Few Interesting Points:
1. Speech style: Everybody's speech pattern has reverted to an oddly folksy kind of 19th century, Mark-Twain-ish patois.
2. Ism's: Not the slightest hint of feminism has survived The Fall. Women are pretty much seen but not heard. And homosexuality seems to perhaps have been swept away by the dreaded plague of "Mexican Flu" maybe? African-American's don't exist in upstate New York, but racial trouble festers elsewhere across the country.
3. Infrastructure: Town in upstate New York benefits very heavily from left-over 19th century infrastructure, most very especially the robustly designed and constructed gravity-fed water ducts. Rest of the country will not have this legacy! *bite nails*
4. Give thanks for (current) hot showers, razors, modern dentistry. No mention is made of the deodorant situation.

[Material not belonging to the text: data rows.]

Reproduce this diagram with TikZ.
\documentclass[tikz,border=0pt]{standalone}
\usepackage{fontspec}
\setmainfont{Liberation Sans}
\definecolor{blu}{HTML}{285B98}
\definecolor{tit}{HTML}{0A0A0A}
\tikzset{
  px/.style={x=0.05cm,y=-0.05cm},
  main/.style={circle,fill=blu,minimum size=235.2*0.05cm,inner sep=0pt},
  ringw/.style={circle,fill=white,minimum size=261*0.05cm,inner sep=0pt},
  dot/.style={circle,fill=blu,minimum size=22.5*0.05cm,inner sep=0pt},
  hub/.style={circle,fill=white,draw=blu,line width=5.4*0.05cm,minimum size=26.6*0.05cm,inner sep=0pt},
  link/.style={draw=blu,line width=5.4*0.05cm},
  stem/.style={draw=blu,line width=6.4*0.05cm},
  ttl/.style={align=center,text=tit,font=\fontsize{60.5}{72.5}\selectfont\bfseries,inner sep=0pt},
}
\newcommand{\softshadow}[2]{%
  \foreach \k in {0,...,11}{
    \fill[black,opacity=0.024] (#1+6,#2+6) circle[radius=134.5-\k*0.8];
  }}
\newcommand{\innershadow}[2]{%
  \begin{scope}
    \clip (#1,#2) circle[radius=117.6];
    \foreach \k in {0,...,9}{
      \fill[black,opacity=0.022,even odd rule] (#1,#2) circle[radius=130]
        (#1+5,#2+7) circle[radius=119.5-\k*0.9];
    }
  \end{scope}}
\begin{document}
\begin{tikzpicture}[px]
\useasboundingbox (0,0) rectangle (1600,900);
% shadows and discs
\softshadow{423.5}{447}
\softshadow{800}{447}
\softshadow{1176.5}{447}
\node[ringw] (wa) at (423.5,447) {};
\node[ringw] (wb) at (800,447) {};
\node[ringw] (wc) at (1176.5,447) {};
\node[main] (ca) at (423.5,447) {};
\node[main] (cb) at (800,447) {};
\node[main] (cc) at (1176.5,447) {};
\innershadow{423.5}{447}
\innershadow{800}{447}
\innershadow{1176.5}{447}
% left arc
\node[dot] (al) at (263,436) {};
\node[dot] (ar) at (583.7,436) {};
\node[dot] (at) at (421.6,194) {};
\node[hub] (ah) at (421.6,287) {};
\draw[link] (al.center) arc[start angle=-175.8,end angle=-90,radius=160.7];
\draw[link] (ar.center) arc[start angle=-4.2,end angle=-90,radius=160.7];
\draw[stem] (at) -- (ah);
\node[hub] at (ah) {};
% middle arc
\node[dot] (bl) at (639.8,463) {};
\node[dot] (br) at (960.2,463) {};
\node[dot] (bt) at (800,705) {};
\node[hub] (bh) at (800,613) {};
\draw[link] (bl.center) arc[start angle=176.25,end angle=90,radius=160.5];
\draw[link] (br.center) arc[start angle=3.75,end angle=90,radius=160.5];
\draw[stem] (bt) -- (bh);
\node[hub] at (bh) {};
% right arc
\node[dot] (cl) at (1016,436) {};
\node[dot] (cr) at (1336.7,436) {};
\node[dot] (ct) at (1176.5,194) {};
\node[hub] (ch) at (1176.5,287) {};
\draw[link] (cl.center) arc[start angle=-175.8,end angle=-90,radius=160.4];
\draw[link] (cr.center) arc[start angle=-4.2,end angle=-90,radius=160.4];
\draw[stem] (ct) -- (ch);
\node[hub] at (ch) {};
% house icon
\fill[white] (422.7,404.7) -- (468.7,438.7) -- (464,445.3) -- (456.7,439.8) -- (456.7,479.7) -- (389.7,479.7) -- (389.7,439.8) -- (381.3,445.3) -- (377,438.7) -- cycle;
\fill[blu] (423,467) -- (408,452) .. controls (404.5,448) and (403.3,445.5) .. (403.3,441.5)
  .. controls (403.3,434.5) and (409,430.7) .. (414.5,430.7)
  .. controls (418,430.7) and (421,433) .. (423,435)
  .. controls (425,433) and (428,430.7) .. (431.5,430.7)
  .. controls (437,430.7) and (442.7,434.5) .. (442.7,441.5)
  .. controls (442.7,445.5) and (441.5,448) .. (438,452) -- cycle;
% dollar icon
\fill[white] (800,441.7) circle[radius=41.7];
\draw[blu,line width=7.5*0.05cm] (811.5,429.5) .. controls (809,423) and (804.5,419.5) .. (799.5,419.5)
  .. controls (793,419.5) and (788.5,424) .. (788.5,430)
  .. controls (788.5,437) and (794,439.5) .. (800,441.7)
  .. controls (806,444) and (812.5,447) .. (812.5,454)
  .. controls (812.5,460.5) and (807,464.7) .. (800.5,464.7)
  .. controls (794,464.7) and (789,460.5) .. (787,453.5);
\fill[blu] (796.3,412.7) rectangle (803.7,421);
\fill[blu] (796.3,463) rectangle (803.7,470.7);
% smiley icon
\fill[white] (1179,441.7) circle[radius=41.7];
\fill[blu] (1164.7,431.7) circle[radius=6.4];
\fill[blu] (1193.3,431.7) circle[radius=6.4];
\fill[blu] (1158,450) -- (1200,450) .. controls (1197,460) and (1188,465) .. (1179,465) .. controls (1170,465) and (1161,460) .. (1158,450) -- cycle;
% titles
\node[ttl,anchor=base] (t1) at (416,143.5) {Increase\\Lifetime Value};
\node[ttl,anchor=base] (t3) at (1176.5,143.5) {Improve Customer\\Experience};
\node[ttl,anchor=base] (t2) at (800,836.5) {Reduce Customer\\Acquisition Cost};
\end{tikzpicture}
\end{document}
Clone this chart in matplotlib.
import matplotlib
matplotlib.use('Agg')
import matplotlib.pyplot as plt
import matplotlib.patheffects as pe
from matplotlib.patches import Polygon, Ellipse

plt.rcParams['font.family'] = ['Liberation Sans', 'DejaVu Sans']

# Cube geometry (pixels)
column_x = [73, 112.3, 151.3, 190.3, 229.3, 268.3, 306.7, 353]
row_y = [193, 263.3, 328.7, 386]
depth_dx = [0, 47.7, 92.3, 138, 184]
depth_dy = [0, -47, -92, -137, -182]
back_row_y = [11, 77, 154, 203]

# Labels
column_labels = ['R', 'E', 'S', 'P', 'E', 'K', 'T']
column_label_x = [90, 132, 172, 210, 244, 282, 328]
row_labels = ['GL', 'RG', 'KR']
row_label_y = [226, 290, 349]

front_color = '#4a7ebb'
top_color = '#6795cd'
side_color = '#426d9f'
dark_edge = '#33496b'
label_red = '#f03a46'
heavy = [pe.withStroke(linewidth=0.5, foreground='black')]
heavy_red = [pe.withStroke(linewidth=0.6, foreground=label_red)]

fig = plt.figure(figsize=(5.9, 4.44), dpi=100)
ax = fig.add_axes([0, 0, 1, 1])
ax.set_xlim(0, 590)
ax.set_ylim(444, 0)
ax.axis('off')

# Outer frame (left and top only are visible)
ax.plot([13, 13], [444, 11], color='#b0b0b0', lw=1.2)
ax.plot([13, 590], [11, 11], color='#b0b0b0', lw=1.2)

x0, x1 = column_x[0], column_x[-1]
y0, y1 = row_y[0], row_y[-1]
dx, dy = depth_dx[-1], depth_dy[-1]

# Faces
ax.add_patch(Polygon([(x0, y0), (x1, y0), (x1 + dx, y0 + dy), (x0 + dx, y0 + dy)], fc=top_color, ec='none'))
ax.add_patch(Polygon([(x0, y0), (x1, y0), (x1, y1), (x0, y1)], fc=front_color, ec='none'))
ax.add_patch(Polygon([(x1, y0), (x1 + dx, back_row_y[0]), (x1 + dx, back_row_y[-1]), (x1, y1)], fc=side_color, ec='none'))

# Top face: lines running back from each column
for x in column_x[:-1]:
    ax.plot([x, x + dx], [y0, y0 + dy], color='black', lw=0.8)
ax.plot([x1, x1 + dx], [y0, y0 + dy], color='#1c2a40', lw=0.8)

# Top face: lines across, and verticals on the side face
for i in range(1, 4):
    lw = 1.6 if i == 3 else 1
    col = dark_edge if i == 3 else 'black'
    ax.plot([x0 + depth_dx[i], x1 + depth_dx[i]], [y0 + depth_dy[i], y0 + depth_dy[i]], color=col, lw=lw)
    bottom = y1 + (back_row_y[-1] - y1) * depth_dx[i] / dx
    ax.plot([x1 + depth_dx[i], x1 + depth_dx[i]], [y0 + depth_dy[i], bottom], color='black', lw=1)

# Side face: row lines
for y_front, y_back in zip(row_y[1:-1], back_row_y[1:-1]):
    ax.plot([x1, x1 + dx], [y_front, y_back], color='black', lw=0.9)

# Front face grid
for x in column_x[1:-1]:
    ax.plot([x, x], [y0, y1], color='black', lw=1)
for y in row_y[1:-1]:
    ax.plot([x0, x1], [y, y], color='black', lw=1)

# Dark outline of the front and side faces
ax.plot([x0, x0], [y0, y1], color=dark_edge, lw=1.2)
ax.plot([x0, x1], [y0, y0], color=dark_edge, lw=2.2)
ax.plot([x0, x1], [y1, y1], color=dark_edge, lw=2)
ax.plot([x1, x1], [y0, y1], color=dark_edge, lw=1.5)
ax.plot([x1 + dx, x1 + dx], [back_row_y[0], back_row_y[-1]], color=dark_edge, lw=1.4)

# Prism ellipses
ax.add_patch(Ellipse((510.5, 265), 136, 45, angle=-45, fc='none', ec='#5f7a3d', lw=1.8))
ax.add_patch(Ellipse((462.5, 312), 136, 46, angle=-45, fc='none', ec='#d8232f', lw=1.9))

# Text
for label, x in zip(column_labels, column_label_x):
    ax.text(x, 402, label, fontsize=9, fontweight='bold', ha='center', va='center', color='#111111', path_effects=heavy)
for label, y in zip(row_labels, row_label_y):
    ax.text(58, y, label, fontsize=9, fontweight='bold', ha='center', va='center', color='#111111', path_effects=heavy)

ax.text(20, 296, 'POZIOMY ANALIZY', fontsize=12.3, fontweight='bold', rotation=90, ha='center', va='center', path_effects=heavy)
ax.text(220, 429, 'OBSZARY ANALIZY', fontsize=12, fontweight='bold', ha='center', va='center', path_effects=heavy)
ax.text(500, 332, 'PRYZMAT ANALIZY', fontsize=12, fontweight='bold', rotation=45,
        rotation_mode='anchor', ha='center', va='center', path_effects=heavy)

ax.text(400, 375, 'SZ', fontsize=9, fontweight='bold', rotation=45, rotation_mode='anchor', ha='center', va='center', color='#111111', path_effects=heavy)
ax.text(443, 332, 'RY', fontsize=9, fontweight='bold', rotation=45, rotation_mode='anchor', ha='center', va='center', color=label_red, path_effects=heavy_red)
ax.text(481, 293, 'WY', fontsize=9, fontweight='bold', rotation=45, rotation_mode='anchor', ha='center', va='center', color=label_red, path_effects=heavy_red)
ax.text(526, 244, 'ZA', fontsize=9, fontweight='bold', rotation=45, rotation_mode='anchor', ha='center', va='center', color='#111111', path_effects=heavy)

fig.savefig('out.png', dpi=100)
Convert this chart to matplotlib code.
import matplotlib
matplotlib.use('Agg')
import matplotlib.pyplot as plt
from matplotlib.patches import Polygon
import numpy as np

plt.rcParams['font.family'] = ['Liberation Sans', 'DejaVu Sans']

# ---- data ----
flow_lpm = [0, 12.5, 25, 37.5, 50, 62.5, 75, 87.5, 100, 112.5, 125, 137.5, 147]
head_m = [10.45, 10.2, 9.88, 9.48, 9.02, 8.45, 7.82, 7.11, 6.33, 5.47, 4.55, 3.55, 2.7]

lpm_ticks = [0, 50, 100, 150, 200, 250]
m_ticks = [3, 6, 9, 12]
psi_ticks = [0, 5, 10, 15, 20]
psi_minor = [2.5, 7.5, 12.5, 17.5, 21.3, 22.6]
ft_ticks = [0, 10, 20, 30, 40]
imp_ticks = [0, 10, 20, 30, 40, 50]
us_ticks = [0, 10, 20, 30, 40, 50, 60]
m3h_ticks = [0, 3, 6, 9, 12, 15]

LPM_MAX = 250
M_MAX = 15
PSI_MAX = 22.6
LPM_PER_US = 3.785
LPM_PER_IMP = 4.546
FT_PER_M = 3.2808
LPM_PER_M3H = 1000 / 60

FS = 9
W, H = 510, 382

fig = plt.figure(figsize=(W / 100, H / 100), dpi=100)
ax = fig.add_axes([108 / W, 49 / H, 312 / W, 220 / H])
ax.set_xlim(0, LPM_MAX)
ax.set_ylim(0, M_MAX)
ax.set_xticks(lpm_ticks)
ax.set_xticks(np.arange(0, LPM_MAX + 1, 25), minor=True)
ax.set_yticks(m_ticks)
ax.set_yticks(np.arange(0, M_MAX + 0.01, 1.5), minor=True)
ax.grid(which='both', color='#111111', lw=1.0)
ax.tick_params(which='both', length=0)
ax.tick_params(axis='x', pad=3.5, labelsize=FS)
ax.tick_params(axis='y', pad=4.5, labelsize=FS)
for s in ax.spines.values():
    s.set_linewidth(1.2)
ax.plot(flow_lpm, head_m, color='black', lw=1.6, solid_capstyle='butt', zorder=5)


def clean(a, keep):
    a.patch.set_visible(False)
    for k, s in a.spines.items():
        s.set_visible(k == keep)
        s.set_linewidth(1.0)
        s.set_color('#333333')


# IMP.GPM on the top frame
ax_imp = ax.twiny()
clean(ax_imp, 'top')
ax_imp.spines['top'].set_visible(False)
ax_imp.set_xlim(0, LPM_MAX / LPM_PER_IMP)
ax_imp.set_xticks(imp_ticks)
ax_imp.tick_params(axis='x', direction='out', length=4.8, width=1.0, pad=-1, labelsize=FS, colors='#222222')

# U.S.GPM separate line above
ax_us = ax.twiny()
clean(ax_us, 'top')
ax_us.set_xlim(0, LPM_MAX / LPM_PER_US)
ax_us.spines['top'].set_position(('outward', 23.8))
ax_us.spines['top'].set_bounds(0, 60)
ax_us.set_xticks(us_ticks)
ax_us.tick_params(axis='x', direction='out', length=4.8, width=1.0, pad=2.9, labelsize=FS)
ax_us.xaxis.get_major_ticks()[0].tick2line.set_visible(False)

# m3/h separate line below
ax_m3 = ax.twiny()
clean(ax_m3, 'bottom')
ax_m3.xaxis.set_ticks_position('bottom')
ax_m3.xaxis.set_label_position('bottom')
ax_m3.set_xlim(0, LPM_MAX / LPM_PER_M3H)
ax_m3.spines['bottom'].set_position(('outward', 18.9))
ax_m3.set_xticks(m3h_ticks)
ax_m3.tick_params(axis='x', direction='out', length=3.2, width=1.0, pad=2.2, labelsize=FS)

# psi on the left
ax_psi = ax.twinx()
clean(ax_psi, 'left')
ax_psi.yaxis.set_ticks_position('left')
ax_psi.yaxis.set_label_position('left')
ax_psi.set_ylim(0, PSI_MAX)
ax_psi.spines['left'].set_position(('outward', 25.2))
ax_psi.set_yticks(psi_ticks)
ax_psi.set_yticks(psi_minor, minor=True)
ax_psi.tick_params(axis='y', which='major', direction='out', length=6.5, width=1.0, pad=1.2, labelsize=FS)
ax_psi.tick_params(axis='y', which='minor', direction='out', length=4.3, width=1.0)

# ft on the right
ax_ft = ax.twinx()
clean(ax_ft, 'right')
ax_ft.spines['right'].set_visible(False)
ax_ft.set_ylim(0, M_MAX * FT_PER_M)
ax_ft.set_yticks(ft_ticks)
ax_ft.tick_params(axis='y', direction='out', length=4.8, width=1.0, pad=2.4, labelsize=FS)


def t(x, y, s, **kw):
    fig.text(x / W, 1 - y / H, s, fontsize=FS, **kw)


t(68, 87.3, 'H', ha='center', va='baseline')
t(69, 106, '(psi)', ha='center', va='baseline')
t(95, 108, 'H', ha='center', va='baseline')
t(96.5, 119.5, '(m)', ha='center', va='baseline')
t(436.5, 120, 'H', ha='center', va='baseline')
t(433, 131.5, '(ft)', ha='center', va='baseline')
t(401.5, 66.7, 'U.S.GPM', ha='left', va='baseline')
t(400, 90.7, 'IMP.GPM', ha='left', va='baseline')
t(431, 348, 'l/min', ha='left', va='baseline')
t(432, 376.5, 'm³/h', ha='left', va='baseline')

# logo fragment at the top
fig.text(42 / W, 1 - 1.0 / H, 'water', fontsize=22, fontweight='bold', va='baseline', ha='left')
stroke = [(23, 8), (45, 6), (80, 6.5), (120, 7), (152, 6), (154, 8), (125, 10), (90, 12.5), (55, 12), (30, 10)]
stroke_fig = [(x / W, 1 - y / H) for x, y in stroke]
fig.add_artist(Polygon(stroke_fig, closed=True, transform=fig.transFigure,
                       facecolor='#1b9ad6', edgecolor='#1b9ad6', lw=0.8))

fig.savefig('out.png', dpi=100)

Although presented as a disaster scenario, I feel the author secretly has quite a hard-on for the mid 19th century.
Kunstler's depiction of collapsed upper NY state reminds me more than anything of Ishikawa Eisuke's great (Japanese language) novel '2050 Nen ha: Edo Jidai' (Year 2050: Return to the Edo Period), which also gives a local-eye view of a post-collapse, formerly high-tech society. These two novels are very similar, but Kunstler probably didn't model on Ishikawa's earlier work as that is not available in English.
I've read hundreds of apocalypse / post-collapse books, 'The Postman' type of stuff. Some of them, such as Luke Rhinehart's 'Long Voyage Back' or Jean Hegland's 'Into the Forest', are better written, real literature. And some have wilder gripping action, obviously 'Lucifer's Hammer' comes to mind for that. But for poignant realism, to a reader living exactly where and how we are right now, 'World Made By Hand' strikes closest to the heart.
More than anything, this book is sad. It will make you sad. It's a cliche to say that we take everything for granted. We do, but you need that truth rubbed in your face sometimes to revitalize it. This book really does that.
But if you really want to put yourself through an emotional coffee-grinder in the opposite direction, stomp yourself in the gut by reading "The Road" (Cormac McCarthy) immediately prior to "World by Hand". Then you'll feel that Kuntstler's "World", where at least the grass still grows and the rivers still flow, is for all its horrors, a beautiful Elysian Field, direct from the hand of whatever Lord you care to name.